→ **Problem**:
Every line below should be copied exactly; drop the pictures.

→ **Supplied data**:
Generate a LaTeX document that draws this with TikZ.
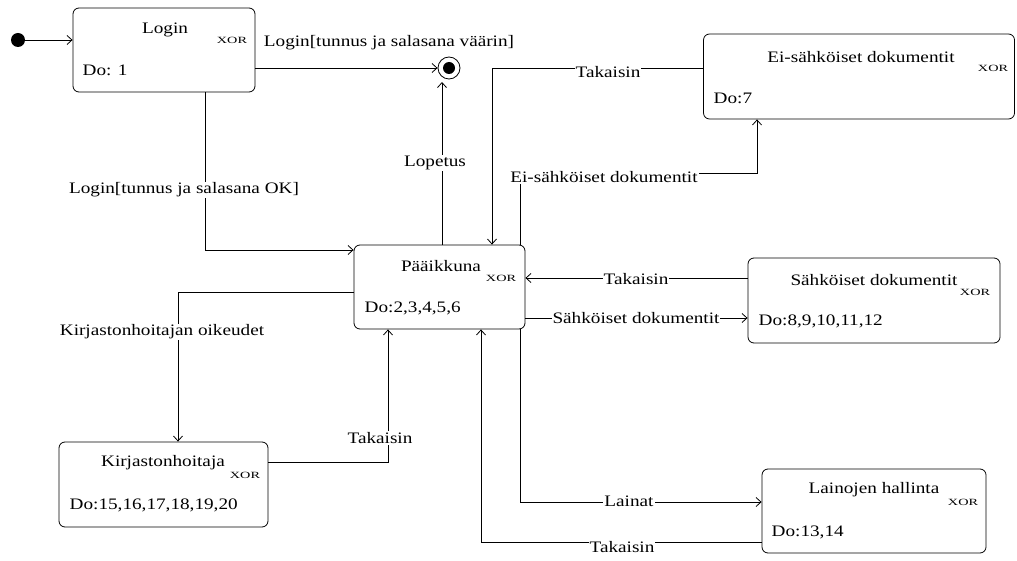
\documentclass[tikz,border=0pt]{standalone}
\usepackage{fontspec}
\setmainfont{Liberation Serif}[FakeStretch=1.2]
\newfontfamily\xorfont{Liberation Serif}[FakeStretch=1.5]
\usepackage{tikz}
\usetikzlibrary{arrows.meta,calc,positioning}
\newcommand{\xor}{{\xorfont\fontsize{9.5}{9.5}\selectfont XOR}}

\begin{document}
\begin{tikzpicture}[x=1pt,y=-1pt,line width=0.8pt,
  font=\fontsize{16}{18}\selectfont,
  state/.style={draw,rounded corners=6pt,inner sep=0pt},
  trans/.style={-{Straight Barb[length=5pt,width=9pt]}},
  lbl/.style={fill=white,inner sep=1pt}]
\useasboundingbox (0,0) rectangle (1017,561);
\node[state,minimum width=182,minimum height=84] (login) at (164,50) {};
\node[state,minimum width=171,minimum height=84] (paa) at (439.5,287) {};
\node[state,minimum width=311,minimum height=85] (eis) at (859,76.5) {};
\node[state,minimum width=252,minimum height=85] (sah) at (874,300.5) {};
\node[state,minimum width=224,minimum height=84] (lain) at (874,511) {};
\node[state,minimum width=209,minimum height=85] (kirj) at (163.5,484.5) {};
\node (logint) at (165,30) {Login};
\node (loginx) at (232,40) {\xor};
\node[anchor=west] (logind) at (79,70) {Do: 1};
\node (paat) at (441,266) {Pääikkuna};
\node (paax) at (501,278) {\xor};
\node[anchor=west] (paad) at (361,308) {Do:2,3,4,5,6};
\node (eist) at (861,57) {Ei-sähköiset dokumentit};
\node (eisx) at (993,68) {\xor};
\node[anchor=west] (eisd) at (710,98) {Do:7};
\node (saht) at (874,280) {Sähköiset dokumentit};
\node (sahx) at (975,292) {\xor};
\node[anchor=west] (sahd) at (755,321) {Do:8,9,10,11,12};
\node (laint) at (874,490) {Lainojen hallinta};
\node (lainx) at (963,502) {\xor};
\node[anchor=west] (laind) at (768,532) {Do:13,14};
\node (kirjt) at (163,463) {Kirjastonhoitaja};
\node (kirjx) at (245,475) {\xor};
\node[anchor=west] (kirjd) at (66,505) {Do:15,16,17,18,19,20};
\node[circle,fill,inner sep=0pt,minimum size=14] (init) at (18,40) {};
\node[circle,draw,inner sep=0pt,minimum size=22] (fin) at (449,68) {};
\node[circle,fill,inner sep=0pt,minimum size=12] (finin) at (fin) {};
\coordinate (lopend) at (442,82);
\coordinate (okbend) at (205,250);
\coordinate (eisback) at (492,68);
\coordinate (eisgo) at (520,173);
\coordinate (eisup) at (757,173);
\coordinate (ysb) at (0,278);
\coordinate (ysg) at (0,318);
\coordinate (laingo) at (520,502);
\coordinate (lainback) at (481,542);
\coordinate (kirjgo) at (178,292);
\coordinate (kirjback) at (388,462);
\draw[trans] (init) -- (init -| login.west);
\draw[trans] (login.east |- fin.west) -- (fin.west);
\node (wrong) at (389,43) {Login[tunnus ja salasana väärin]};
\draw[trans] (login.south -| okbend) -- (okbend) -- (okbend -| paa.west);
\node[lbl] (ok) at (184,190) {Login[tunnus ja salasana OK]};
\draw[trans] (paa.north -| lopend) -- (lopend);
\node[lbl] (lop) at (435,163) {Lopetus};
\draw[trans] (eisback -| eis.west) -- (eisback) -- (eisback |- paa.north);
\node[lbl] (eisbackl) at (608,72) {Takaisin};
\draw[trans] (eisgo |- paa.north) -- (eisgo) -- (eisup) -- (eisup |- eis.south);
\node[lbl] (eisgol) at (604,177) {Ei-sähköiset dokumentit};
\draw[trans] (sah.west |- ysb) -- (paa.east |- ysb);
\node[lbl] (sahbackl) at (636,279) {Takaisin};
\draw[trans] (paa.east |- ysg) -- (sah.west |- ysg);
\node[lbl] (sahgol) at (636,318) {Sähköiset dokumentit};
\draw[trans] (laingo |- paa.south) -- (laingo) -- (laingo -| lain.west);
\node[lbl] (laingol) at (629,501) {Lainat};
\draw[trans] (lainback -| lain.west) -- (lainback) -- (lainback |- paa.south);
\node[lbl] (lainbackl) at (622,547) {Takaisin};
\draw[trans] (kirjgo -| paa.west) -- (kirjgo) -- (kirjgo |- kirj.north);
\node[lbl] (kirjgol) at (162,332) {Kirjastonhoitajan oikeudet};
\draw[trans] (kirjback -| kirj.east) -- (kirjback) -- (kirjback |- paa.south);
\node[lbl] (kirjbackl) at (380,438) {Takaisin};
\end{tikzpicture}
\end{document}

→ **Worked solution**:
Generate a LaTeX document that draws this with TikZ.
\documentclass[tikz,border=0pt]{standalone}
\usepackage{fontspec}
\setmainfont{Liberation Serif}[FakeStretch=1.2]
\newfontfamily\xorfont{Liberation Serif}[FakeStretch=1.5]
\usepackage{tikz}
\usetikzlibrary{arrows.meta,calc,positioning}
\newcommand{\xor}{{\xorfont\fontsize{9.5}{9.5}\selectfont XOR}}

\begin{document}
\begin{tikzpicture}[x=1pt,y=-1pt,line width=0.8pt,
  font=\fontsize{16}{18}\selectfont,
  state/.style={draw,rounded corners=6pt,inner sep=0pt},
  trans/.style={-{Straight Barb[length=5pt,width=9pt]}},
  lbl/.style={fill=white,inner sep=1pt}]
\useasboundingbox (0,0) rectangle (1017,561);
\node[state,minimum width=182,minimum height=84] (login) at (164,50) {};
\node[state,minimum width=171,minimum height=84] (paa) at (439.5,287) {};
\node[state,minimum width=311,minimum height=85] (eis) at (859,76.5) {};
\node[state,minimum width=252,minimum height=85] (sah) at (874,300.5) {};
\node[state,minimum width=224,minimum height=84] (lain) at (874,511) {};
\node[state,minimum width=209,minimum height=85] (kirj) at (163.5,484.5) {};
\node (logint) at (165,30) {Login};
\node (loginx) at (232,40) {\xor};
\node[anchor=west] (logind) at (79,70) {Do: 1};
\node (paat) at (441,266) {Pääikkuna};
\node (paax) at (501,278) {\xor};
\node[anchor=west] (paad) at (361,308) {Do:2,3,4,5,6};
\node (eist) at (861,57) {Ei-sähköiset dokumentit};
\node (eisx) at (993,68) {\xor};
\node[anchor=west] (eisd) at (710,98) {Do:7};
\node (saht) at (874,280) {Sähköiset dokumentit};
\node (sahx) at (975,292) {\xor};
\node[anchor=west] (sahd) at (755,321) {Do:8,9,10,11,12};
\node (laint) at (874,490) {Lainojen hallinta};
\node (lainx) at (963,502) {\xor};
\node[anchor=west] (laind) at (768,532) {Do:13,14};
\node (kirjt) at (163,463) {Kirjastonhoitaja};
\node (kirjx) at (245,475) {\xor};
\node[anchor=west] (kirjd) at (66,505) {Do:15,16,17,18,19,20};
\node[circle,fill,inner sep=0pt,minimum size=14] (init) at (18,40) {};
\node[circle,draw,inner sep=0pt,minimum size=22] (fin) at (449,68) {};
\node[circle,fill,inner sep=0pt,minimum size=12] (finin) at (fin) {};
\coordinate (lopend) at (442,82);
\coordinate (okbend) at (205,250);
\coordinate (eisback) at (492,68);
\coordinate (eisgo) at (520,173);
\coordinate (eisup) at (757,173);
\coordinate (ysb) at (0,278);
\coordinate (ysg) at (0,318);
\coordinate (laingo) at (520,502);
\coordinate (lainback) at (481,542);
\coordinate (kirjgo) at (178,292);
\coordinate (kirjback) at (388,462);
\draw[trans] (init) -- (init -| login.west);
\draw[trans] (login.east |- fin.west) -- (fin.west);
\node (wrong) at (389,43) {Login[tunnus ja salasana väärin]};
\draw[trans] (login.south -| okbend) -- (okbend) -- (okbend -| paa.west);
\node[lbl] (ok) at (184,190) {Login[tunnus ja salasana OK]};
\draw[trans] (paa.north -| lopend) -- (lopend);
\node[lbl] (lop) at (435,163) {Lopetus};
\draw[trans] (eisback -| eis.west) -- (eisback) -- (eisback |- paa.north);
\node[lbl] (eisbackl) at (608,72) {Takaisin};
\draw[trans] (eisgo |- paa.north) -- (eisgo) -- (eisup) -- (eisup |- eis.south);
\node[lbl] (eisgol) at (604,177) {Ei-sähköiset dokumentit};
\draw[trans] (sah.west |- ysb) -- (paa.east |- ysb);
\node[lbl] (sahbackl) at (636,279) {Takaisin};
\draw[trans] (paa.east |- ysg) -- (sah.west |- ysg);
\node[lbl] (sahgol) at (636,318) {Sähköiset dokumentit};
\draw[trans] (laingo |- paa.south) -- (laingo) -- (laingo -| lain.west);
\node[lbl] (laingol) at (629,501) {Lainat};
\draw[trans] (lainback -| lain.west) -- (lainback) -- (lainback |- paa.south);
\node[lbl] (lainbackl) at (622,547) {Takaisin};
\draw[trans] (kirjgo -| paa.west) -- (kirjgo) -- (kirjgo |- kirj.north);
\node[lbl] (kirjgol) at (162,332) {Kirjastonhoitajan oikeudet};
\draw[trans] (kirjback -| kirj.east) -- (kirjback) -- (kirjback |- paa.south);
\node[lbl] (kirjbackl) at (380,438) {Takaisin};
\end{tikzpicture}
\end{document}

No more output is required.